Natches snorted at that. “Lust ain’t love, man. I thought you figured that out when you met Christa.”

“Exactly,” Dawg stated softly as Timothy pulled from the garage. “Just like Graham began realizing the day he met Lyrica. It took me eight years to get it right, though. I think this boy might have me beat. He’s already figuring it out.”

Dawg glanced back in time to meet the triumph in the emerald depths of Natches’s gaze and, behind him, in the forest green of their cousin Rowdy’s.

“Plan’s working, then?” Timothy was all but chuckling as he drove from the Brock property.

“Plan’s working.” Dawg breathed out in satisfaction as he turned back in his seat and stared at the road ahead of them. “Ahead of schedule, due, I imagine, to this interference in Lyrica’s life. But it’s working damned good.”

Silence filled the van-size SUV for a few long moments before a voice could be heard from the back of the van.

“Guess I was left out of the plan,” Brogan muttered in resigned acceptance. “Damned good thing I’m not just smart but observant. I told Eve last year that the three of you had this in mind, and she told me I was crazy.”

Rowdy chuckled at that as Dawg felt a grin curve his lips.

“So, Brogan,” Natches drawled, “did you figure it out when we chose you for Eve?”

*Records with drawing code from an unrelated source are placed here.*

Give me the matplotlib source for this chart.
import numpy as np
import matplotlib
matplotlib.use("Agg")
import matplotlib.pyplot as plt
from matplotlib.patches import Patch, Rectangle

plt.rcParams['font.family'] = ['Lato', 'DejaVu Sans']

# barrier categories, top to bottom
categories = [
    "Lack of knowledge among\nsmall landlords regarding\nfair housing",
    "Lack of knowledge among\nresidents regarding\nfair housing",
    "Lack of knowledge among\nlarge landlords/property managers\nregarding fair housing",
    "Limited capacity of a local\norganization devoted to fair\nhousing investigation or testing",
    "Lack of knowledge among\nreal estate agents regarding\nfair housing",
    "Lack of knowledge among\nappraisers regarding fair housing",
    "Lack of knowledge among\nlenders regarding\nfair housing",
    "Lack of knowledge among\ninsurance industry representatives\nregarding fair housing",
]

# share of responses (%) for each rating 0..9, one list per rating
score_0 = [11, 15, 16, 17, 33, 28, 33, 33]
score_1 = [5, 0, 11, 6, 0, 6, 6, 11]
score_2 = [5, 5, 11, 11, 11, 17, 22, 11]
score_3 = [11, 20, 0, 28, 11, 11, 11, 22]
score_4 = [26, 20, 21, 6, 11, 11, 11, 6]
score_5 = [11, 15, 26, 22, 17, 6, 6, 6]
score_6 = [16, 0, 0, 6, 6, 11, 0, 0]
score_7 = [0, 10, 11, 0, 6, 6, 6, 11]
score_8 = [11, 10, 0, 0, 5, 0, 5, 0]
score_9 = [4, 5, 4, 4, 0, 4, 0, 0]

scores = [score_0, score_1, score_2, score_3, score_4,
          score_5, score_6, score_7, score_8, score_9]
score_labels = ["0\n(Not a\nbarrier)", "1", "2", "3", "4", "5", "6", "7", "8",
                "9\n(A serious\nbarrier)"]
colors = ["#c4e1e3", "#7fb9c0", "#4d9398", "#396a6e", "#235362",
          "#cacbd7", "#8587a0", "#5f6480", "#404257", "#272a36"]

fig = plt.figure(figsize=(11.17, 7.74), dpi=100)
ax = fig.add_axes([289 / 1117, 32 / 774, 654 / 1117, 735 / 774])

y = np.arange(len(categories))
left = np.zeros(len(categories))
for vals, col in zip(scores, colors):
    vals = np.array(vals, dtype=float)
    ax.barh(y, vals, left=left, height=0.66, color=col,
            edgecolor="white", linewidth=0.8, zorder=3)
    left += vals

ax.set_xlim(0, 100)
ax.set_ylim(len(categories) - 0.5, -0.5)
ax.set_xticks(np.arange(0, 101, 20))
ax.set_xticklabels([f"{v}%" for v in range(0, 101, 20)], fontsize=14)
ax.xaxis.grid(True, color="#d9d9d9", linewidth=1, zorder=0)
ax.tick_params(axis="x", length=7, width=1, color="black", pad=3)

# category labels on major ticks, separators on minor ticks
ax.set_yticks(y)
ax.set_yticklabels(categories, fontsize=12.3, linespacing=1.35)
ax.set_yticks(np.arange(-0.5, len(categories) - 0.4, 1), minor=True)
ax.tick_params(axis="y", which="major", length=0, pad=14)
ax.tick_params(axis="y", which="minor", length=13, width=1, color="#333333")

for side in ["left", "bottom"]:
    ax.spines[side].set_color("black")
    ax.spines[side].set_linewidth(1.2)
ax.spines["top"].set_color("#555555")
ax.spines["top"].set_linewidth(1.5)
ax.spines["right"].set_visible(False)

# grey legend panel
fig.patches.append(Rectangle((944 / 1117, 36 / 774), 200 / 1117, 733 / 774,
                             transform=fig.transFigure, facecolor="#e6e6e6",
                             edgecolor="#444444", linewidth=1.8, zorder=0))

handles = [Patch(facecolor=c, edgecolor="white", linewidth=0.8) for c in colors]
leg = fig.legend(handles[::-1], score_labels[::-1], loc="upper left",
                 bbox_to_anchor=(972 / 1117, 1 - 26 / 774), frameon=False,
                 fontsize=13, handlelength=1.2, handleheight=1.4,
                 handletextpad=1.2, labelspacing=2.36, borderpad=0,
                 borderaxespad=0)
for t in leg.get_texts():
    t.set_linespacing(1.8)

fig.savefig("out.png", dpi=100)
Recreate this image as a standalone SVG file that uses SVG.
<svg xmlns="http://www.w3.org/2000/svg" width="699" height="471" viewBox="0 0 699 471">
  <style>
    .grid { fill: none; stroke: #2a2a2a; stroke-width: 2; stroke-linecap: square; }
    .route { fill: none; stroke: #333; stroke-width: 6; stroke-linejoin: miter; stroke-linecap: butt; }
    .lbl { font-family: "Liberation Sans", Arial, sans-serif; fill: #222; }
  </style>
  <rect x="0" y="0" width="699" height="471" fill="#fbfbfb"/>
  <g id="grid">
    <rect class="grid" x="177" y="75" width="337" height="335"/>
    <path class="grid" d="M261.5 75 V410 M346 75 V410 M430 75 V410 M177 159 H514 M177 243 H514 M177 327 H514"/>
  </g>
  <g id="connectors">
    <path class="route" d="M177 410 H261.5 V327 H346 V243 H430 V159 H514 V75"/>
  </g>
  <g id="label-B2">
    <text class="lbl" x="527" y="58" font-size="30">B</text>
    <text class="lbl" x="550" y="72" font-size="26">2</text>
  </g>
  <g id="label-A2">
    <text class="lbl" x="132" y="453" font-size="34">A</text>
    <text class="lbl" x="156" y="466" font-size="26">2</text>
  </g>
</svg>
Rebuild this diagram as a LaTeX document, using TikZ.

All of them turned to stare back at Brogan, except Timothy. No doubt he was watching through the rearview mirror.

“You’re lying.” But the suspicion, the fear was there.

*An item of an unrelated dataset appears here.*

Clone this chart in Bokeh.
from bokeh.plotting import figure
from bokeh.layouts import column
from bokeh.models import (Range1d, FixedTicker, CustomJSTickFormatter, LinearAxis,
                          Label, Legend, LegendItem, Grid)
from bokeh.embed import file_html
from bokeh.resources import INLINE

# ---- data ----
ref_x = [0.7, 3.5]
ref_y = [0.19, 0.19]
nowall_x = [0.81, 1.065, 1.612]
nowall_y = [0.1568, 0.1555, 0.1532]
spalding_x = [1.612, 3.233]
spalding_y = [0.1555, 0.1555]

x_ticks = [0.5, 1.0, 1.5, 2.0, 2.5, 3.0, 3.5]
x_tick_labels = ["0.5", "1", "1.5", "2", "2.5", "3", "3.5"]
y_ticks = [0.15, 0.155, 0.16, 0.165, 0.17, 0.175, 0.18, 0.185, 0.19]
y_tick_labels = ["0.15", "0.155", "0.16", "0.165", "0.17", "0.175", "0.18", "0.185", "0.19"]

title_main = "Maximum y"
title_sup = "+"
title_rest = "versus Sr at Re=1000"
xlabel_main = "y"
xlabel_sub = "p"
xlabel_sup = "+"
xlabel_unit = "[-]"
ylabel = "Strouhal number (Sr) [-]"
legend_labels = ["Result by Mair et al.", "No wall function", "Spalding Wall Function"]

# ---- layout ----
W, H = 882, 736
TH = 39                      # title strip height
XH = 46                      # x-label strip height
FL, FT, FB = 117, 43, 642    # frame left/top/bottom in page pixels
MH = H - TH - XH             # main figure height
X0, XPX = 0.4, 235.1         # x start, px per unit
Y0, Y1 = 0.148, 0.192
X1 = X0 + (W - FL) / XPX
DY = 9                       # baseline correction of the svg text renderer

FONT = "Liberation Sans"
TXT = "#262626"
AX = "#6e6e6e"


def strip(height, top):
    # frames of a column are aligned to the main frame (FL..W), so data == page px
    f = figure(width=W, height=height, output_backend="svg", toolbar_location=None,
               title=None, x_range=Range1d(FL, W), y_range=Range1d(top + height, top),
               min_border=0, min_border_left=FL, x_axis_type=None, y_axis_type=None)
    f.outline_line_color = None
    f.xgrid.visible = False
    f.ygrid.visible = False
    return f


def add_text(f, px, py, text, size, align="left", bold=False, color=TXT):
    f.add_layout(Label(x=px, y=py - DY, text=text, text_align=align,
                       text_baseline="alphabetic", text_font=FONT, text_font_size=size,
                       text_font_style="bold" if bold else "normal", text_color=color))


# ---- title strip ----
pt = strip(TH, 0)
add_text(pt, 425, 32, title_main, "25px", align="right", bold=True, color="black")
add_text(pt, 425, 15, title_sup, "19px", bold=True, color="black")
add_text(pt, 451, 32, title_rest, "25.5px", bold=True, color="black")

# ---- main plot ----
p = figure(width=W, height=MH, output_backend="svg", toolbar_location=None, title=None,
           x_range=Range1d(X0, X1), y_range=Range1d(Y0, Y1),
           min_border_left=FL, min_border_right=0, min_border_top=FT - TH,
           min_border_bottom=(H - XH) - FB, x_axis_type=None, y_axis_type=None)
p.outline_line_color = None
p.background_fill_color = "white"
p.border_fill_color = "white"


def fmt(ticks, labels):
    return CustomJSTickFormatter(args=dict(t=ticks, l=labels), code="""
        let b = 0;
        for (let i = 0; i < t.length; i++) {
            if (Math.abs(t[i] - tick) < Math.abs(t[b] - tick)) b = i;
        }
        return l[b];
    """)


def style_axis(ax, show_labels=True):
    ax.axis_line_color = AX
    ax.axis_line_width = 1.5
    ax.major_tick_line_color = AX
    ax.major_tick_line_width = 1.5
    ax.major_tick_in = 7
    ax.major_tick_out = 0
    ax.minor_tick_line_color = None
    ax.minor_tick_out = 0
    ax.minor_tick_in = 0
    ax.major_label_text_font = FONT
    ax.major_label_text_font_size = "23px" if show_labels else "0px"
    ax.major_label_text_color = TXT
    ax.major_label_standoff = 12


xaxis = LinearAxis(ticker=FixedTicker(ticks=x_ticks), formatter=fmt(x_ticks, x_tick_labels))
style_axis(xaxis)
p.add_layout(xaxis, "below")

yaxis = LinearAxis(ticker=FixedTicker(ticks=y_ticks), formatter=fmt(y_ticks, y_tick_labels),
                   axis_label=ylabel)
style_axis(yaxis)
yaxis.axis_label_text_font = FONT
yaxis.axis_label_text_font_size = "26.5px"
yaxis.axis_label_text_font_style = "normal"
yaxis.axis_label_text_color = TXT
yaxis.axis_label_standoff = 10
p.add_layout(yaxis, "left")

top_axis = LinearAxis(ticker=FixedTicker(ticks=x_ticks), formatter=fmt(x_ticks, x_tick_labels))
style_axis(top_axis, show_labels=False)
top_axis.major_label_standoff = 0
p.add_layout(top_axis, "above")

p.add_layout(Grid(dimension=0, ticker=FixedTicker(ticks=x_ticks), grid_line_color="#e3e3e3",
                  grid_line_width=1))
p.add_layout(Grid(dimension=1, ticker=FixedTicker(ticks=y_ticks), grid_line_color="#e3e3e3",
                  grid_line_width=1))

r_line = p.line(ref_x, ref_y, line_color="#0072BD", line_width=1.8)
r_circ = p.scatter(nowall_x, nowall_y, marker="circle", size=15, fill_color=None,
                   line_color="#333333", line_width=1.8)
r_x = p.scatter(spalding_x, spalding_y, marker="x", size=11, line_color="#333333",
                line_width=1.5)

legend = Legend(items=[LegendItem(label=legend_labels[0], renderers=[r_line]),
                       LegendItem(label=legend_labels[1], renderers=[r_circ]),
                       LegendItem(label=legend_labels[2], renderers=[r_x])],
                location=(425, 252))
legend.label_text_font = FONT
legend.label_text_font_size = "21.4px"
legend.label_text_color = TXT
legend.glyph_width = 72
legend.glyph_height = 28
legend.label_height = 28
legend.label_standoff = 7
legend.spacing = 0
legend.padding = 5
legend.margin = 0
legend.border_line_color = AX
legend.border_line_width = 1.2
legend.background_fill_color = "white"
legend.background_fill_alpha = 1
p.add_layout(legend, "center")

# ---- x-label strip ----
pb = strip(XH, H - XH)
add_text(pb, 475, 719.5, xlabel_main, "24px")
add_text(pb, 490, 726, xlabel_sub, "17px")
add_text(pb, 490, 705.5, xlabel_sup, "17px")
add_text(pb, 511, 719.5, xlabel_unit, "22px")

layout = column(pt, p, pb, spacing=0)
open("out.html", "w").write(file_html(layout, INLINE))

“Think Jed figured it out?” Rowdy asked with quiet humor.

That was the moment Brogan knew just how effectively the Mackays had maneuvered him.

“Fuckers!” He tried to snarl, but there was no true heat there. The poor son of a bitch was just too damned happy with his little Mackay honey. Just as Jed was. “You three are fucking dangerous.”

“Three?” Timothy said. “You got that all wrong, Campbell—try seven. Me, Alex, Zeke, and John Junior, too. Every now and then, John Senior likes to put his two cents in as well.”

“All I can say is that it’s a damned shame that the seven of you are that fucking bored in your old age,” Brogan said.

“Bored?” Natches questioned the supposed rationale for the maneuvering. “Hell no—it’s not boredom, it’s exhaustion. We’re getting old, man. It’s time to start enjoying ourselves more. The future is yours, Brogan. Yours, Jed’s, Graham’s, and whoever we give Zoey and Kye to for safekeeping. We’ve kept this little piece of Kentucky clean for a lot of years. It’s time to hand it over to the next generation and just pray we chose wisely.”

“I have one question,” Brogan stated then, the sudden dangerous softness in his voice showing that he’d suddenly thought of something that perhaps didn’t please him so well. “The threat against her, by god, I hope you didn’t instigate that.”

Dawg turned back to him, along with Natches and Chaya, while Rowdy turned his head slowly to his side. Timothy made damned sure Brogan glimpsed his look in the rearview mirror.

Five of the most dangerous people Brogan was sure he had ever met, and they were staring at him with such icy, certain death in their eyes that he didn’t think before nodding.

“I was just making sure,” he drawled as though those looks hadn’t given him a moment’s worry.

“And trust me, once we find the bastard that did, he won’t live to see a jail, a trial, or a sentence,” Dawg said. “He won’t get a second chance, Brogan. All he’ll get is a very quiet, very brief burial.”